> **Exercise**: Your task is to retype the lines between the line with "Reproduce this chart with Apache ECharts." and the line with "const xCoord = [0, 0.25, 0.5, 0.75, 1.0];", inclusive. Copy no pictures and no other lines.

> **Excerpted data**:
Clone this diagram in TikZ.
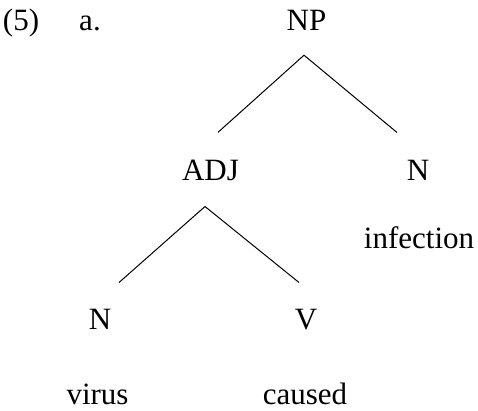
\documentclass[tikz,border=0pt]{standalone}
\usepackage{fontspec}
\setmainfont{Liberation Serif}
\begin{document}
\begin{tikzpicture}[x=1pt,y=1pt,
  lbl/.style={anchor=base,inner sep=0pt,font=\fontsize{31}{36}\selectfont},
  branch/.style={line width=1pt}]
\useasboundingbox (0,0) rectangle (478,-410);
% example number and sub-label
\node[lbl] (num) at (21,-30) {(5)};
\node[lbl] (sub) at (90,-30) {a.};
% tree labels
\node[lbl] (np) at (306.5,-30) {NP};
\node[lbl] (adj) at (210.5,-180) {ADJ};
\node[lbl] (n2) at (418,-180) {N};
\node[lbl] (infection) at (419,-248) {infection};
\node[lbl] (n1) at (100,-329) {N};
\node[lbl] (v) at (306,-329) {V};
\node[lbl] (virus) at (97.5,-404) {virus};
\node[lbl] (caused) at (305,-404) {caused};
% branches
\draw[branch] ([shift={(7.5,27)}]adj.north) -- ([shift={(-2.5,-25)}]np.south)
  -- ([shift={(-21,27)}]n2.north);
\draw[branch] ([shift={(19,26)}]n1.north) -- ([shift={(-5.5,-26)}]adj.south)
  -- ([shift={(-7,26)}]v.north);
\end{tikzpicture}
\end{document}
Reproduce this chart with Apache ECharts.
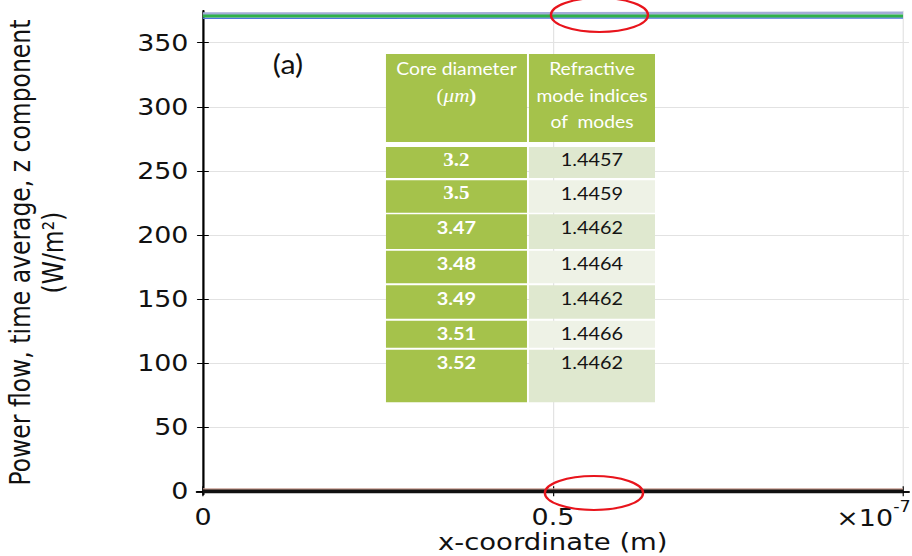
<!DOCTYPE html>
<html>
<head>
<meta charset="utf-8">
<script src="https://cdn.jsdelivr.net/npm/echarts@6.0.0/dist/echarts.min.js"></script>
<style>
  html, body { margin: 0; padding: 0; background: #fff; overflow: hidden; width: 912px; height: 556px; }
  /* the plot is laid out on a 780px canvas and widened to 912px */
  #chart { width: 780px; height: 556px; transform: scaleX(1.16923); transform-origin: 0 0; }
</style>
</head>
<body>
<div id="chart"></div>
<script>
// x positions along the cut line, in units of 1e-7 m
const xCoord = [0, 0.25, 0.5, 0.75, 1.0];

// time-averaged z power flow (W/m^2) for each curve
const fluxLavender = [372.7, 372.7, 372.8, 373.0, 373.2];
const fluxGreen    = [370.8, 370.8, 370.8, 370.8, 370.8];
const fluxBlue     = [369.1, 369.2, 369.3, 369.3, 369.3];
const fluxPink     = [1.8, 1.8, 1.8, 1.8, 1.8];
const fluxBrown    = [0.6, 0.6, 0.6, 0.6, 0.6];
const fluxBlack    = [-0.2, -0.2, -0.2, -0.2, -0.2];

// tick labels
const xTickLabels = [0, 0.5];
const xTickMarks = [0, 0.5, 1.0];
const yTickLabels = [0, 50, 100, 150, 200, 250, 300, 350];

// inset table
const tableHeader = [['Core diameter', '(μm)'], ['Refractive', 'mode indices', 'of  modes']];
const coreDiameters = ['3.2', '3.5', '3.47', '3.48', '3.49', '3.51', '3.52'];
const modeIndices = ['1.4457', '1.4459', '1.4462', '1.4464', '1.4462', '1.4466', '1.4462'];

const chart = echarts.init(document.getElementById('chart'), null, { renderer: 'svg' });

function pairs(ys) { return xCoord.map((x, i) => [x, ys[i]]); }

function curve(name, ys, color, width) {
  return {
    name, type: 'line', data: pairs(ys), showSymbol: false, symbol: 'none',
    lineStyle: { color, width }, silent: true, animation: false, z: 3
  };
}

const axisFont = { fontFamily: 'DejaVu Sans', fontSize: 23, color: '#111' };
const nameFont = { fontFamily: 'DejaVu Sans', fontSize: 23.5, color: '#111' };
const frameLine = { show: true, lineStyle: { color: '#000', width: 1.5 } };

// table layout
const col1 = { x: 330.1, w: 120.6 };
const col2 = { x: 452.4, w: 107.8 };
const headBox = { y: 54, h: 88 };
const rowTop = [147, 180.3, 214.3, 250.7, 285.3, 320.7, 349.7];
const rowBottom = [178, 212.7, 249, 283.3, 318.7, 347.7, 402.3];
const green = '#a5c24b';
const paleA = '#dfe8cf';
const paleB = '#eef2e6';

function txt(x, y, text, font, fill, extra) {
  return {
    type: 'text', x, y, silent: true, z: 20,
    style: Object.assign({
      text, font, fill,
      align: 'center', verticalAlign: 'middle',
      textAlign: 'center', textVerticalAlign: 'middle'
    }, extra || {})
  };
}

const graphics = [];
// header cells
graphics.push({ type: 'rect', silent: true, z: 10, shape: { x: col1.x, y: headBox.y, width: col1.w, height: headBox.h }, style: { fill: green } });
graphics.push({ type: 'rect', silent: true, z: 10, shape: { x: col2.x, y: headBox.y, width: col2.w, height: headBox.h }, style: { fill: green } });
graphics.push(txt(col1.x + col1.w / 2, 69, tableHeader[0][0], '16.5px Lato', '#fff'));
graphics.push({
  type: 'text', x: col1.x + col1.w / 2, y: 96.5, silent: true, z: 20,
  style: {
    text: '{p|(}{i|μm}{b|)}', align: 'center', verticalAlign: 'middle',
    rich: {
      p: { font: '18px "Liberation Serif"', fill: '#fff' },
      i: { font: 'italic 18px "Liberation Serif"', fill: '#fff' },
      b: { font: 'bold 18px "Liberation Serif"', fill: '#fff' }
    }
  }
});
tableHeader[1].forEach((line, k) => {
  graphics.push(txt(col2.x + col2.w / 2, 69 + k * 26.5, line, '16.5px Lato', '#fff'));
});
// body rows
coreDiameters.forEach((d, i) => {
  const y0 = rowTop[i], h = rowBottom[i] - rowTop[i];
  graphics.push({ type: 'rect', silent: true, z: 10, shape: { x: col1.x, y: y0, width: col1.w, height: h }, style: { fill: green } });
  graphics.push({ type: 'rect', silent: true, z: 10, shape: { x: col2.x, y: y0, width: col2.w, height: h }, style: { fill: i % 2 === 0 ? paleA : paleB } });
  const dFont = i < 2 ? 'bold 18px "Liberation Serif"' : 'bold 17px Lato';
  graphics.push(txt(col1.x + col1.w / 2, y0 + 13, d, dFont, '#fff'));
  graphics.push(txt(col2.x + col2.w / 2, y0 + 13, modeIndices[i], '17px Lato', '#141414'));
});
// panel tag
graphics.push(txt(246.3, 64, '(a)', '26px Lato', '#111'));
// axis multiplier
graphics.push(txt(763.8, 518, '×10', '23px "DejaVu Sans"', '#111', { align: 'right', textAlign: 'right' }));
graphics.push(txt(764, 507, '-7', '15px "DejaVu Sans"', '#111', { align: 'left', textAlign: 'left' }));
// red highlight rings
graphics.push({ type: 'ellipse', silent: true, z: 30, shape: { cx: 512.7, cy: 15, rx: 41.5, ry: 17 }, style: { fill: 'none', stroke: '#e8141c', lineWidth: 2 } });
graphics.push({ type: 'ellipse', silent: true, z: 30, shape: { cx: 508, cy: 493, rx: 42, ry: 17 }, style: { fill: 'none', stroke: '#e8141c', lineWidth: 2 } });

const option = {
  animation: false,
  backgroundColor: '#fff',
  grid: { left: 168.2, right: 2.6, top: 10.7, bottom: 61.5, containLabel: false, outerBoundsMode: 'none' },
  xAxis: [
    {
      type: 'value', min: -0.009, max: 1.0085, splitNumber: 2, position: 'bottom',
      name: 'x-coordinate (m)', nameLocation: 'middle', nameGap: 37.5, nameMoveOverlap: false,
      nameTextStyle: Object.assign({ lineHeight: 20 }, nameFont),
      axisLine: frameLine,
      axisTick: { show: true, inside: true, length: 5, customValues: xTickMarks, lineStyle: { color: '#000' } },
      axisLabel: Object.assign({ customValues: xTickLabels, margin: 13.5, lineHeight: 18 }, axisFont),
      splitLine: { show: true, lineStyle: { color: '#e2e2e2', width: 1 } }
    },
    {
      type: 'value', min: -0.009, max: 1.0085, position: 'top',
      axisLine: frameLine,
      axisTick: { show: true, inside: true, length: 5, customValues: xTickMarks, lineStyle: { color: '#000' } },
      axisLabel: { show: false },
      splitLine: { show: false }
    }
  ],
  yAxis: [
    {
      type: 'value', min: -2.5, max: 375, splitNumber: 7, position: 'left',
      name: 'Power flow, time average, z component\n(W/m²)', nameLocation: 'middle', nameGap: 109, nameMoveOverlap: false,
      nameTextStyle: Object.assign({ lineHeight: 28 }, nameFont),
      axisLine: frameLine,
      axisTick: { show: true, inside: true, length: 5, customValues: yTickLabels, lineStyle: { color: '#000' } },
      axisLabel: Object.assign({ customValues: yTickLabels, margin: 7 }, axisFont),
      splitLine: { show: true, lineStyle: { color: '#e2e2e2', width: 1 } }
    },
    {
      type: 'value', min: -2.5, max: 375, position: 'right',
      axisLine: frameLine,
      axisTick: { show: true, inside: true, length: 5, customValues: yTickLabels, lineStyle: { color: '#000' } },
      axisLabel: { show: false },
      splitLine: { show: false }
    }
  ],
  series: [
    curve('pink', fluxPink, '#c9a196', 1.5),
    curve('brown', fluxBrown, '#4a2a1e', 2),
    curve('black', fluxBlack, '#111111', 3.5),
    curve('lavender', fluxLavender, '#a3acd8', 3),
    curve('blue', fluxBlue, '#4f74dc', 1.5),
    curve('green', fluxGreen, '#2fb24a', 3)
  ],
  graphic: graphics
};

chart.setOption(option);
</script>
</body>
</html>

> **Reply**:
Reproduce this chart with Apache ECharts.
<!DOCTYPE html>
<html>
<head>
<meta charset="utf-8">
<script src="https://cdn.jsdelivr.net/npm/echarts@6.0.0/dist/echarts.min.js"></script>
<style>
  html, body { margin: 0; padding: 0; background: #fff; overflow: hidden; width: 912px; height: 556px; }
  /* the plot is laid out on a 780px canvas and widened to 912px */
  #chart { width: 780px; height: 556px; transform: scaleX(1.16923); transform-origin: 0 0; }
</style>
</head>
<body>
<div id="chart"></div>
<script>
// x positions along the cut line, in units of 1e-7 m
const xCoord = [0, 0.25, 0.5, 0.75, 1.0];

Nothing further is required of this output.